International Journal of Dental Sciences

International Journal of Dental Sciences


International Journal of Dental Sciences
International Journal of Dental Sciences
Vol. 1, Issue 4 (2019)

Gingival recession in a rural community in Nigeria: a pilot study


Dr. Osadolor OO, Dr. Akaji EA, Dr. Onyejaka NK, Dr. Osadolor AJ

Background: Gingival recession could affect an individual’s quality of life with nutritional, functional and psychosocial consequences when associated with clinical problems such as root surface hypersensitivity, root caries, cervical root abrasions, erosions, calculus/plaque retention and chronic periodontitis.
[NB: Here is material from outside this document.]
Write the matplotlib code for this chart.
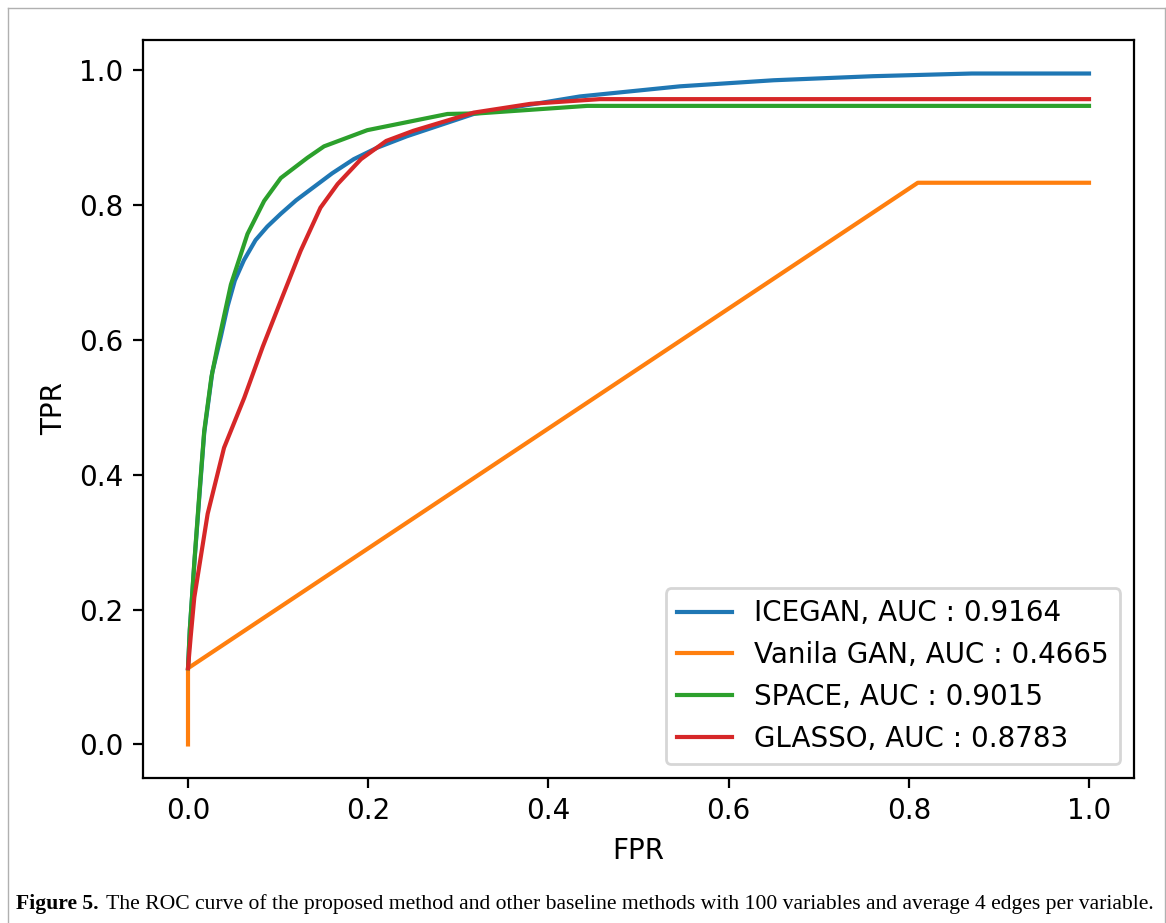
import matplotlib.pyplot as plt
from matplotlib.lines import Line2D

# ROC points
icegan_fpr = [0.0, 0.002, 0.007, 0.0125, 0.018, 0.027, 0.0365, 0.044, 0.052, 0.062,
              0.075, 0.088, 0.103, 0.12, 0.14, 0.16, 0.184, 0.21, 0.243, 0.317,
              0.435, 0.546, 0.65, 0.76, 0.87, 1.0]
icegan_tpr = [0.113, 0.17, 0.268, 0.366, 0.462, 0.552, 0.605, 0.65, 0.688, 0.718,
              0.748, 0.768, 0.787, 0.807, 0.827, 0.847, 0.868, 0.885, 0.902, 0.935,
              0.961, 0.976, 0.985, 0.991, 0.995, 0.995]

vanila_fpr = [0.0, 0.0, 0.81, 1.0]
vanila_tpr = [0.0, 0.113, 0.833, 0.833]

space_fpr = [0.0, 0.002, 0.007, 0.0125, 0.018, 0.026, 0.033, 0.0476, 0.066, 0.0845,
             0.103, 0.1325, 0.151, 0.199, 0.288, 0.324, 0.443, 1.0]
space_tpr = [0.113, 0.17, 0.27, 0.37, 0.465, 0.545, 0.592, 0.682, 0.757, 0.806,
             0.840, 0.870, 0.887, 0.911, 0.935, 0.936, 0.947, 0.947]

glasso_fpr = [0.0, 0.003, 0.007, 0.0218, 0.040, 0.0624, 0.083, 0.103, 0.125, 0.147,
              0.166, 0.192, 0.22, 0.25, 0.317, 0.38, 0.457, 1.0]
glasso_tpr = [0.113, 0.16, 0.218, 0.342, 0.44, 0.514, 0.59, 0.658, 0.732, 0.796,
              0.831, 0.868, 0.895, 0.910, 0.937, 0.950, 0.957, 0.957]

labels = ['ICEGAN, AUC : 0.9164', 'Vanila GAN, AUC : 0.4665',
          'SPACE, AUC : 0.9015', 'GLASSO, AUC : 0.8783']

fig = plt.figure(figsize=(5.83, 4.615), dpi=200)
ax = fig.add_axes([0.1226, 0.1571, 0.85, 0.7996])

ax.plot(icegan_fpr, icegan_tpr, label=labels[0])
ax.plot(vanila_fpr, vanila_tpr, label=labels[1])
ax.plot(space_fpr, space_tpr, label=labels[2])
ax.plot(glasso_fpr, glasso_tpr, label=labels[3])

ax.set_xlabel('FPR')
ax.set_ylabel('TPR')
ax.legend(loc='lower right')

# page frame around the figure
for xs, ys in [([8/1166, 8/1166], [0, 1 - 8/923]),
               ([8/1166, 1165/1166], [1 - 8/923, 1 - 8/923]),
               ([1165/1166, 1165/1166], [0, 1 - 8/923])]:
    fig.add_artist(Line2D(xs, ys, transform=fig.transFigure,
                          color='#b0b0b0', linewidth=0.5))

# caption
cap = fig.text(16/1166, 19/923, 'Figure 5.', fontsize=7.8, weight='bold',
               family='Liberation Serif', va='center')
ax.annotate('The ROC curve of the proposed method and other baseline methods with '
            '100 variables and average 4 edges per variable.',
            xy=(1, 0.5), xycoords=cap, xytext=(2.5, 0), textcoords='offset points',
            fontsize=7.8, family='Liberation Serif', va='center', ha='left')

fig.savefig('out.png', dpi=200)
Objective: To determine the prevalence of gingival recession in a rural community in South-east Nigeria. Methods: A cross sectional descriptive study of 54 participants was carried out at Ozalla Model Primary Health Centre. They were interviewed for socio-demographic characteristics using interviewer administered questionnaire and intra-oral examination using disposable instruments for each participant was conducted to determine the presence or absence of gingival recession. Ethical clearance for this study was sought and obtained. After data collection, oral health education and tooth brushing demonstrations were done. Data was analysed using Statistical Package for Social Sciences (SPSS) Version 20. P values < 0.05 were accepted as being statistically significant. Results: A total of 54 participants were seen and examined, 27(50 %) were males and 27(50%) were females with male to female ratio of 1:1. The age range of participants examined was 17- 84 years and the mean age was 44.5± 17.4 years. The prevalence of gingival recession was 22.2 %. Majority (85.2%) of the participants uses toothbrush with toothpaste only as an oral hygiene device, 81.5% of the participants brush their teeth once daily and 53.7% had not visited a dental clinic. P values < 0.05 were accepted as being statistically significant. P = 0.001. Conclusions: The prevalence of gingival recession was 22.2 %. Gingival recession was more common in mandibular teeth and both sides of the dental arch.